Teams should note that, for a given permid.org entity, some attributes are marked as “N/A”. In these instances Thomson Reuters has been unable to validate the attribute. A solution for task 1 might be able to find a value for an N/A attribute. In scoring, the challenge will not consider this a failure.
For solution scoring, a test dataset will be provided with correct and incorrect attributes, which are only known to the dataset owners. The test dataset will consist of reified statements, e.g.,
ex:statement1 rdfs:hasSubject ex:Microsoft; rdfs:hasPredicate ex:CEO; rdfs:hasObject ex:BillGates .
The challenge participants are expected to provide a trust score for each of the statements (i.e., a numerical value between 0 and 1), where 0 means that they are sure that the statement is false and 1 means that they are sure the statement is true. For example, a system could return
ex:statement1 ex:hasTruthValue "0.5"^^xsd:double .
The solutions will be scored by using the area under the ROC curve (AUC).
Timeline for all tasks
- Training data available now at (http://permid.org)

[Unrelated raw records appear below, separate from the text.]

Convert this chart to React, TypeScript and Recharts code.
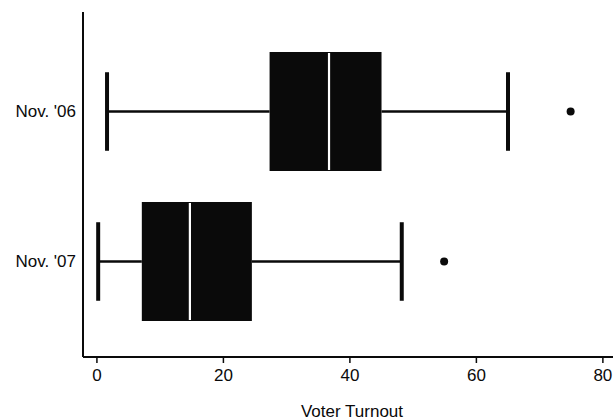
import React from 'react';
import { ComposedChart, Bar, XAxis, YAxis } from 'recharts';

const categories = ["Nov. '06", "Nov. '07"];
const minValues = [1.6, 0.2];
const q1Values = [27.3, 7.1];
const medianValues = [36.7, 14.7];
const q3Values = [45.0, 24.5];
const maxValues = [65.0, 48.2];
const outlierValues = [74.9, 54.9];
const xTicks = [0, 20, 40, 60, 80];

const data = categories.map((name, i) => ({
  name,
  min: minValues[i],
  q1: q1Values[i],
  median: medianValues[i],
  q3: q3Values[i],
  max: maxValues[i],
  outlier: outlierValues[i],
}));

const FONT = "'Liberation Sans', Arial, Helvetica, sans-serif";
const INK = '#0a0a0a';

const LowWhisker = (props: any) => {
  const { x, y, width, height } = props;
  const cy = y + height / 2;
  const half = height * 0.33;
  return (
    <g>
      <line x1={x} x2={x + width} y1={cy} y2={cy} stroke={INK} strokeWidth={2.5} />
      <line x1={x} x2={x} y1={cy - half} y2={cy + half} stroke={INK} strokeWidth={4} />
    </g>
  );
};

const HighWhisker = (props: any) => {
  const { x, y, width, height } = props;
  const cy = y + height / 2;
  const half = height * 0.33;
  return (
    <g>
      <line x1={x} x2={x + width} y1={cy} y2={cy} stroke={INK} strokeWidth={2.5} />
      <line x1={x + width} x2={x + width} y1={cy - half} y2={cy + half} stroke={INK} strokeWidth={4} />
    </g>
  );
};

const BoxShape = (props: any) => {
  const { x, y, width, height } = props;
  return <rect x={x} y={y} width={width} height={height} fill={INK} />;
};

const MedianShape = (props: any) => {
  const { x, y, width, height } = props;
  return (
    <line x1={x + width} x2={x + width} y1={y + 1} y2={y + height - 1} stroke="#ffffff" strokeWidth={2.2} />
  );
};

const OutlierShape = (props: any) => {
  const { x, y, width, height } = props;
  return <circle cx={x + width} cy={y + height / 2} r={4} fill={INK} />;
};

export default function App() {
  return (
    <div style={{ position: 'absolute', left: 0, top: 0, background: '#fff' }}>
      <ComposedChart
        width={613}
        height={420}
        data={data}
        layout="vertical"
        margin={{ top: 12, right: 0, left: 0, bottom: 0 }}
        barGap={-119}
      >
        <XAxis
          type="number"
          domain={[-2.2, 81.6]}
          ticks={xTicks}
          allowDataOverflow
          height={63}
          axisLine={{ stroke: INK, strokeWidth: 2 }}
          tickLine={{ stroke: INK, strokeWidth: 1.5 }}
          tickSize={6}
          tickMargin={6}
          tick={{ fill: INK, fontSize: 17, fontFamily: FONT }}
          label={{
            value: 'Voter Turnout',
            position: 'insideBottom',
            offset: 3,
            dx: 4,
            fill: INK,
            fontSize: 17,
            fontFamily: FONT,
          }}
        />
        <YAxis
          type="category"
          dataKey="name"
          width={83}
          padding={{ top: 24, bottom: 21 }}
          axisLine={{ stroke: INK, strokeWidth: 2 }}
          tickLine={false}
          tickSize={0}
          tickMargin={7}
          tick={{ fill: INK, fontSize: 17, fontFamily: FONT }}
        />
        <Bar dataKey={(d: any) => [d.min, d.q1]} barSize={119} shape={LowWhisker} isAnimationActive={false} />
        <Bar dataKey={(d: any) => [d.q3, d.max]} barSize={119} shape={HighWhisker} isAnimationActive={false} />
        <Bar dataKey={(d: any) => [d.q1, d.q3]} barSize={119} shape={BoxShape} isAnimationActive={false} />
        <Bar dataKey={(d: any) => [d.q1, d.median]} barSize={119} shape={MedianShape} isAnimationActive={false} />
        <Bar dataKey={(d: any) => [d.q3, d.outlier]} barSize={119} shape={OutlierShape} isAnimationActive={false} />
      </ComposedChart>
    </div>
  );
}
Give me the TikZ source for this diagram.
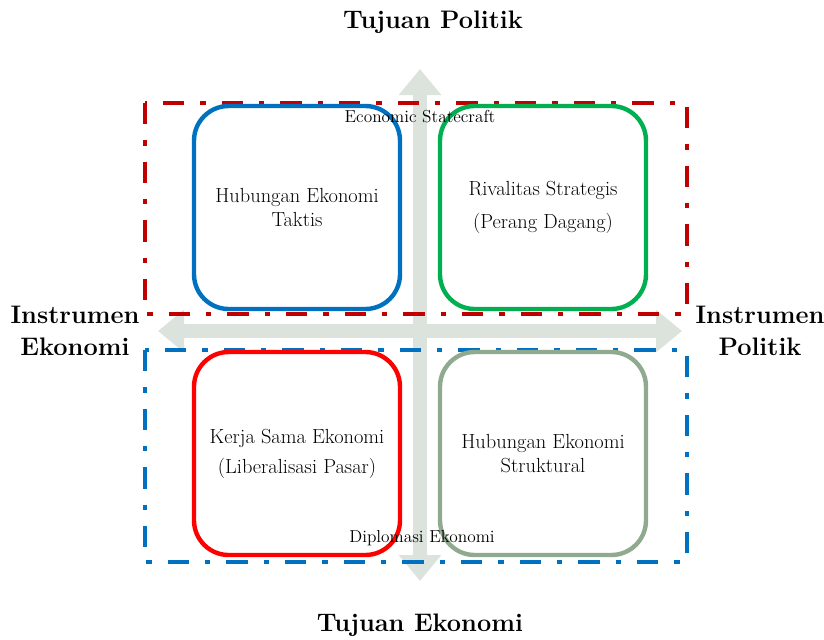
\documentclass[tikz,border=0pt]{standalone}
\usetikzlibrary{arrows.meta}
\definecolor{colorAxis}{RGB}{220,226,220}
\definecolor{colorTaktis}{RGB}{0,112,192}
\definecolor{colorRival}{RGB}{0,176,80}
\definecolor{colorKerja}{RGB}{255,0,0}
\definecolor{colorStruk}{RGB}{143,170,143}
\definecolor{colorES}{RGB}{192,0,0}
\definecolor{colorDE}{RGB}{0,112,192}
\tikzset{
   axis/.style={{Triangle[width=30.75pt,length=19.5pt]}-{Triangle[width=30.75pt,length=19.5pt]},color=colorAxis,line width=10.5pt},
   zone/.style={line width=3pt,dash pattern=on 16pt off 12pt on 4pt off 12pt},
   kotak/.style={draw,line width=3.3pt,rounded corners=26pt,minimum width=154.5pt,minimum height=152.25pt,inner sep=0pt,align=center,font=\fontsize{15.3}{17.5}\selectfont},
   judul/.style={font=\fontsize{19}{24}\selectfont\bfseries,align=center},
   zonelabel/.style={font=\fontsize{13}{15}\selectfont,inner sep=0pt}
 }
\begin{document}
\begin{tikzpicture}[x=0.75pt,y=-0.75pt]
      \useasboundingbox (0,0) rectangle (824,639);
      % axes
      \coordinate (atas) at (420,69);
      \coordinate (bawah) at (420,581);
      \coordinate (kiri) at (158,331);
      \coordinate (kanan) at (682,331);
      \draw[axis] (bawah) -- (atas);
      \draw[axis] (kiri) -- (kanan);

      % zones
      \draw[zone,colorES] (145,103) rectangle (687,314);
      \draw[zone,colorDE] (145,350) rectangle (687,562);

      \node[kotak,draw=colorTaktis] (taktis) at (297,207.5) {Hubungan Ekonomi\\Taktis};
      \node[kotak,draw=colorRival] (rivalitas) at (543,207.5) {Rivalitas Strategis\\[7pt](Perang Dagang)};
      \node[kotak,draw=colorKerja] (kerjasama) at (297,453.5) {Kerja Sama Ekonomi\\[5pt](Liberalisasi Pasar)};
      \node[kotak,draw=colorStruk] (struktural) at (543,453.5) {Hubungan Ekonomi\\Struktural};

      \node[zonelabel] (statecraft) at (420,117) {Economic Statecraft};
      \node[zonelabel] (diplomasi) at (422,538) {Diplomasi Ekonomi};

      \node[judul] (tpolitik) at (433,22) {Tujuan Politik};
      \node[judul] (tekonomi) at (420,625) {Tujuan Ekonomi};
      \node[judul] (iekonomi) at (75,331) {Instrumen\\Ekonomi};
      \node[judul] (ipolitik) at (760,331) {Instrumen\\Politik};
    \end{tikzpicture}
\end{document}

- August 13th, 2017: Test data available
- August 13th, 2017: Submission and evaluation forms available
- September 10th, 2017: Submission deadline for all tasks
- September 15th, 2017: Announcement of finalists
- October 21-25th, 2017: Conference
- Fill in the submission form (link will be provided nearer the time) for the task of interest
- Upload your results in form of an RDF graph
- Get results displayed in a leaderboard
The winning team of each task will receive 1000€. The sum will be shared amongst the winning teams if several teams are declared the winners.
Winning team for each task will be invited to present their implementation at the conference. Any submitting team may also provide posters for display at the conference accompanied by 3-4 page papers. The challenge committee is working to have these collected in special proceedings.